Henry Hitchings of the Evening Standard writes: We don't hear that much about either the money or the services. Instead this experiment, intended to afford them blissful freedom, licenses a lot of meandering and narcissistic exchanges... Though the relationship is contractual, that's not to say it lacks tenderness. In Vicky Featherstone's efficient production we see the two characters age, with inevitable results. Webb is touching as He contemplates his embrace of something akin to monogamy, and Reeves captures She's clipped, didactic tone.

Dominic Maxwell of the Times writes: Moment by moment, Vicky Featherstone's production is an elegant proposition: nicely acted, not without wit. Yet for all the topics this supposedly boundary-breaking pair tick off, it's amazing how little of substance really gets said here... We never for a second think they are going to redefine gender roles, and they fail to examine their unusual set-up with the rigour we are primed to expect. Yes, there are moments of tenderness, moments of intrigue. Yet it's anecdotal more than dramatic, and curdles into real indulgence when our heroes talk about the publication of the book about them talking about themselves... Webb is excellent as this ageing pragmatist and player. Reeves makes a brittle woman come alive, looks perfect in her glasses and brash colours. On opening night, though, both fumbled the odd cue... It's enough to make you think that they, too, are struggling to find what's at the heart of this frank but self-regarding talkpiece.
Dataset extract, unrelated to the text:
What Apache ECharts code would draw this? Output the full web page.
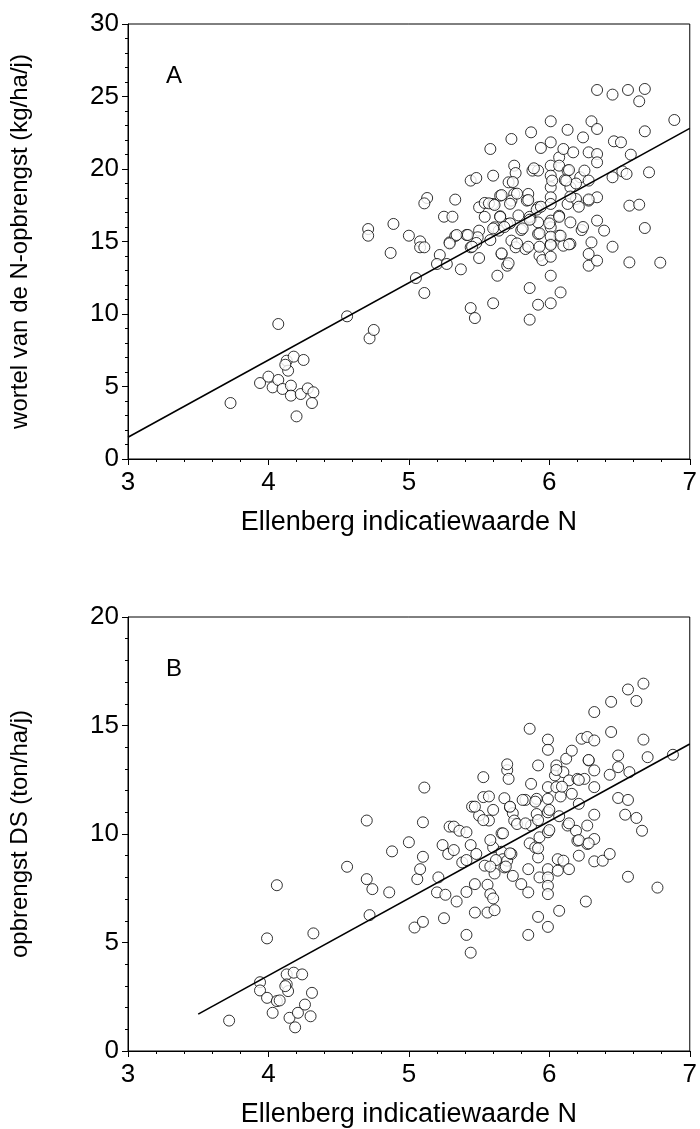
<!DOCTYPE html>
<html>
<head>
<meta charset="utf-8">
<script src="https://cdn.jsdelivr.net/npm/echarts@6/dist/echarts.min.js"></script>
<style>
html,body{margin:0;padding:0;background:#fff;}
#chart{width:700px;height:1129px;}
</style>
</head>
<body>
<div id="chart"></div>
<script>
// Panel A: Ellenberg N vs wortel van de N-opbrengst
const panelA_points = [
[3.73,3.86],[4.07,9.31],[3.94,5.24],[4.00,5.68],[4.03,4.94],[4.07,5.45],[4.10,4.83],[4.13,6.78],[4.14,6.09],[4.16,5.06],
[4.16,4.37],[4.18,7.06],[4.20,2.94],[4.23,4.48],[4.25,6.83],[4.28,4.87],[4.32,4.60],[4.31,3.86],[4.12,6.5],
[4.56,9.84],[4.72,8.32],[4.75,8.90],[4.71,15.86],[4.71,15.40],[4.89,16.21],[4.87,14.21],[5.00,15.40],[5.05,12.48],[5.11,11.45],
[5.08,15.01],[5.08,14.60],[5.11,14.60],[5.13,18.0],[5.11,17.63],[5.22,14.07],[5.20,13.45],[5.27,13.45],[5.25,16.71],[5.31,16.71],
[5.33,17.89],[5.29,14.94],[5.33,15.38],[5.37,13.08],[5.41,15.45],[5.44,14.60],[5.44,19.2],[5.48,19.38],[5.44,10.41],[5.47,9.72],
[5.50,17.36],[5.50,15.75],[5.50,13.86],[5.49,15.29],[5.54,17.66],[5.58,21.38],[5.60,19.54],[5.60,17.59],[5.60,10.74],[5.61,15.98],
[5.63,12.64],[5.64,15.75],[5.65,16.74],[5.65,18.16],[5.66,14.14],[5.70,13.33],[5.70,16.21],[5.71,19.08],[5.73,22.07],[5.75,20.23],
[5.76,19.72],[5.75,18.28],[5.73,17.82],[5.73,15.06],[5.76,14.60],[5.80,15.79],[5.83,14.48],[5.85,18.28],[5.84,17.82],[5.87,22.53],
[5.86,11.79],[5.86,9.61],[5.88,19.89],[5.92,19.89],[5.94,21.45],[5.92,17.36],[5.87,16.55],[5.92,16.32],[5.92,15.52],[5.93,14.02],
[5.92,10.64],[5.95,13.72],[6.01,23.29],[6.01,21.84],[6.01,20.23],[6.01,19.54],[6.01,18.74],[6.01,18.05],[6.01,17.59],[6.01,16.44],
[6.01,15.98],[6.01,14.83],[6.01,13.95],[6.01,12.64],[6.01,10.74],[6.07,20.80],[6.07,20.23],[6.07,16.78],[6.07,15.40],[6.08,11.49],
[6.11,19.24],[6.10,21.38],[6.13,19.89],[6.13,22.70],[6.13,17.59],[6.15,16.32],[6.15,18.74],[6.17,21.15],[6.15,14.83],[6.10,14.71],
[6.19,17.93],[6.22,19.43],[6.23,15.79],[6.24,22.18],[6.25,19.89],[6.28,21.15],[6.28,19.20],[6.28,17.82],[6.28,14.14],[6.28,13.33],
[6.30,23.29],[6.30,14.94],[6.34,25.45],[6.34,22.76],[6.34,21.03],[6.34,20.46],[6.34,18.05],[6.34,16.44],[6.34,13.68],[6.39,15.75],
[6.45,25.13],[6.45,19.43],[6.45,14.64],[6.46,21.91],[6.51,21.84],[6.52,19.84],[6.55,19.66],[6.58,20.99],[6.56,25.45],[6.57,17.47],
[6.57,13.56],[6.64,17.54],[6.64,24.67],[6.68,25.52],[6.68,22.60],[6.68,15.93],[6.71,19.77],[6.79,13.54],[6.89,23.38],
[5.57,17.63],[5.61,17.52],[5.54,16.7],[5.60,15.90],[5.65,16.7],[5.66,18.2],[5.72,17.6],[5.72,16.25],[5.77,18.3],[5.78,16.8],
[5.81,15.9],[5.85,17.86],[5.86,16.7],[5.91,17.2],[5.93,15.56],[5.93,14.64],[5.94,17.4],[6.00,16.25],[6.01,15.33],[6.01,14.76],
[6.07,16.7],[6.08,15.4],[6.14,19.93],[6.14,14.8],[6.15,18.1],[6.19,19.0],[6.21,17.4],[6.24,16.0],[6.28,17.9],[5.58,15.1],
[5.66,14.18],[5.71,13.5],[5.48,14.9],[5.42,15.45],[5.45,14.64],[5.77,14.87],[5.85,14.64],[5.34,15.45],[5.29,14.87],[5.74,19.1],
[5.89,20.05],[6.02,19.2],[6.12,19.2],[5.86,16.5],[5.68,16.0]
];
const panelA_fit = [[3.0,1.5],[7.0,22.8]];

// Panel B: Ellenberg N vs opbrengst DS
const panelB_points = [
[3.72,1.40],[3.94,3.17],[3.94,2.79],[3.99,5.19],[3.99,2.45],[4.03,1.76],[4.06,7.64],[4.06,2.30],[4.08,2.33],[4.13,3.53],
[4.13,3.07],[4.14,2.76],[4.12,2.99],[4.15,1.53],[4.18,3.61],[4.19,1.09],[4.21,1.76],[4.24,3.53],[4.26,2.14],[4.30,1.60],
[4.31,2.68],[4.32,5.42],[4.56,8.49],[4.70,10.62],[4.70,7.92],[4.74,7.46],[4.72,6.26],[4.86,7.31],[4.88,9.20],[5.00,9.62],
[5.04,5.69],[5.06,7.92],[5.08,8.38],[5.10,8.95],[5.10,10.54],[5.10,5.95],[5.11,12.14],[5.21,8.0],[5.20,7.31],[5.24,9.49],
[5.25,6.12],[5.26,7.2],[5.28,9.08],[5.29,10.34],[5.32,10.34],[5.32,9.26],[5.34,6.89],[5.36,10.15],[5.38,8.69],[5.41,8.80],
[5.41,7.33],[5.41,10.08],[5.44,9.49],[5.41,5.35],[5.44,4.53],[5.45,11.26],[5.47,7.69],[5.47,6.38],[5.48,9.08],[5.50,10.85],
[5.53,11.70],[5.53,12.62],[5.54,8.54],[5.56,7.66],[5.56,6.38],[5.57,11.73],[5.57,10.62],[5.58,7.23],[5.60,7.03],[5.61,8.18],
[5.60,9.38],[5.61,6.49],[5.66,9.18],[5.66,10.03],[5.67,8.84],[5.68,8.46],[5.70,8.77],[5.68,11.65],[5.70,12.94],[5.70,13.21],
[5.71,12.54],[5.72,11.23],[5.73,9.08],[5.74,8.07],[5.74,10.96],[5.75,10.62],[5.77,10.46],[5.80,7.69],[5.83,11.57],[5.85,7.31],
[5.85,8.38],[5.85,5.35],[5.86,14.85],[5.86,9.57],[5.87,10.39],[5.87,12.31],[5.90,9.38],[5.92,8.92],[5.92,6.18],[5.92,13.16],
[5.93,9.85],[5.93,8.00],[5.91,11.62],[5.91,10.92],[5.99,14.35],[5.99,13.88],[5.99,12.16],[5.99,11.62],[5.99,11.00],[5.99,10.08],
[5.99,8.38],[5.99,8.00],[5.99,7.61],[5.99,7.23],[5.99,5.72],[6.04,12.70],[6.05,13.16],[6.05,12.16],[6.06,8.84],[6.06,8.31],
[6.07,6.46],[6.07,10.82],[6.08,11.73],[6.10,8.77],[6.10,12.85],[6.12,13.47],[6.13,10.39],[6.14,8.38],[6.14,12.47],[6.16,13.84],
[6.16,11.85],[6.19,10.15],[6.20,12.54],[6.20,9.69],[6.21,11.39],[6.21,9.00],[6.23,14.39],[6.25,12.54],[6.26,6.89],[6.27,14.47],
[6.27,10.39],[6.27,9.54],[6.28,13.39],[6.32,15.62],[6.32,14.31],[6.32,12.93],[6.32,12.16],[6.32,10.89],[6.32,9.77],[6.32,8.74],
[6.38,8.77],[6.43,9.08],[6.43,12.73],[6.44,16.09],[6.44,14.70],[6.49,13.62],[6.49,13.08],[6.49,11.66],[6.54,10.89],[6.56,8.03],
[6.56,11.57],[6.56,16.66],[6.57,12.85],[6.62,16.13],[6.62,10.74],[6.66,10.15],[6.67,16.93],[6.67,14.35],[6.70,13.54],[6.77,7.53],
[6.88,13.65],
[5.60,11.11],[5.72,11.26],[5.81,11.57],[5.90,11.49],[6.00,11.11],[5.92,10.64],[5.83,10.49],[5.67,10.03],[5.58,9.72],[5.72,9.11],
[5.62,8.80],[5.58,8.50],[5.69,8.50],[5.92,9.34],[6.00,10.18],[6.14,10.49],[6.21,9.72],[6.28,9.57],[6.09,12.18],[6.21,12.49],
[6.28,13.41],[5.47,11.26],[5.53,10.64],[6.05,12.95]
];
const panelB_fit = [[3.5,1.7],[7.0,14.15]];

const xName = 'Ellenberg indicatiewaarde N';
const yNameA = 'wortel van de N-opbrengst (kg/ha/j)';
const yNameB = 'opbrengst DS (ton/ha/j)';

const FONT = '"Liberation Sans", Arial, Helvetica, sans-serif';
const black = '#000';

function xAxisFor(gi){
  return {
    gridIndex: gi, type: 'value', min: 3, max: 7, interval: 1,
    name: xName, nameLocation: 'middle', nameGap: 50,
    nameTextStyle: {fontFamily: FONT, fontSize: 27, color: black},
    axisLine: {show: true, onZero: false, lineStyle: {color: black, width: 1}},
    axisTick: {show: true, length: 6, inside: false, lineStyle: {color: black}},
    minorTick: {show: true, splitNumber: 5, length: 3, lineStyle: {color: black}},
    axisLabel: {fontFamily: FONT, fontSize: 26, color: black, margin: 11},
    splitLine: {show: false}
  };
}
function yAxisFor(gi, max, name){
  return {
    gridIndex: gi, type: 'value', min: 0, max: max, interval: 5,
    name: name, nameLocation: 'middle', nameGap: 96, nameRotate: 90,
    nameTextStyle: {fontFamily: FONT, fontSize: 24, color: black},
    axisLine: {show: true, onZero: false, lineStyle: {color: black, width: 1}},
    axisTick: {show: true, length: 6, inside: false, lineStyle: {color: black}},
    minorTick: {show: true, splitNumber: 5, length: 3, lineStyle: {color: black}},
    axisLabel: {fontFamily: FONT, fontSize: 26, color: black, margin: 9},
    splitLine: {show: false}
  };
}

const scatterStyle = {color: '#fff', borderColor: black, borderWidth: 1};

const chart = echarts.init(document.getElementById('chart'), null, {renderer: 'canvas'});
chart.setOption({
  backgroundColor: '#fff',
  animation: false,
  grid: [
    {left: 128, top: 24, width: 567, height: 435, show: true, borderColor: black, borderWidth: 1, backgroundColor: 'transparent'},
    {left: 128, top: 617, width: 567, height: 434, show: true, borderColor: black, borderWidth: 1, backgroundColor: 'transparent'}
  ],
  xAxis: [xAxisFor(0), xAxisFor(1)],
  yAxis: [yAxisFor(0, 30, yNameA), yAxisFor(1, 20, yNameB)],
  graphic: [
    {type: 'text', left: 166, top: 64, style: {text: 'A', font: '24px ' + FONT, fill: black}},
    {type: 'text', left: 166, top: 657, style: {text: 'B', font: '24px ' + FONT, fill: black}}
  ],
  series: [
    {type: 'scatter', xAxisIndex: 0, yAxisIndex: 0, data: panelA_points, symbol: 'circle', symbolSize: 11, itemStyle: scatterStyle, z: 2},
    {type: 'line', xAxisIndex: 0, yAxisIndex: 0, data: panelA_fit, symbol: 'none', lineStyle: {color: black, width: 1.6}, z: 3},
    {type: 'scatter', xAxisIndex: 1, yAxisIndex: 1, data: panelB_points, symbol: 'circle', symbolSize: 11, itemStyle: scatterStyle, z: 2},
    {type: 'line', xAxisIndex: 1, yAxisIndex: 1, data: panelB_fit, symbol: 'none', lineStyle: {color: black, width: 1.6}, z: 3}
  ]
});
</script>
</body>
</html>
Quentin Letts of the Daily Mail writes: They are so intellectual that it is hard to credit any physicality between the two until the end, when a certain softness is eventually allowed to intrude. What a pity we never see them in the company of other people. That might cheer things up for the poor audience... They tape their existentialist banter, allowing them to recall 'a very good conversation about masturbation' several years later... The woman has a mastectomy - cue laughter from a couple of weirdos in the crowd of first-night luvvies - but is so dehumanised by her contract that she is reluctant to let her co-copulator (lover seems the wrong word) comfort her... The actors, flailing under Vicky Featherstone's wooden direction, do much striding around and drinking of wine. I certainly felt like doing the latter by the time this turgid evening ended.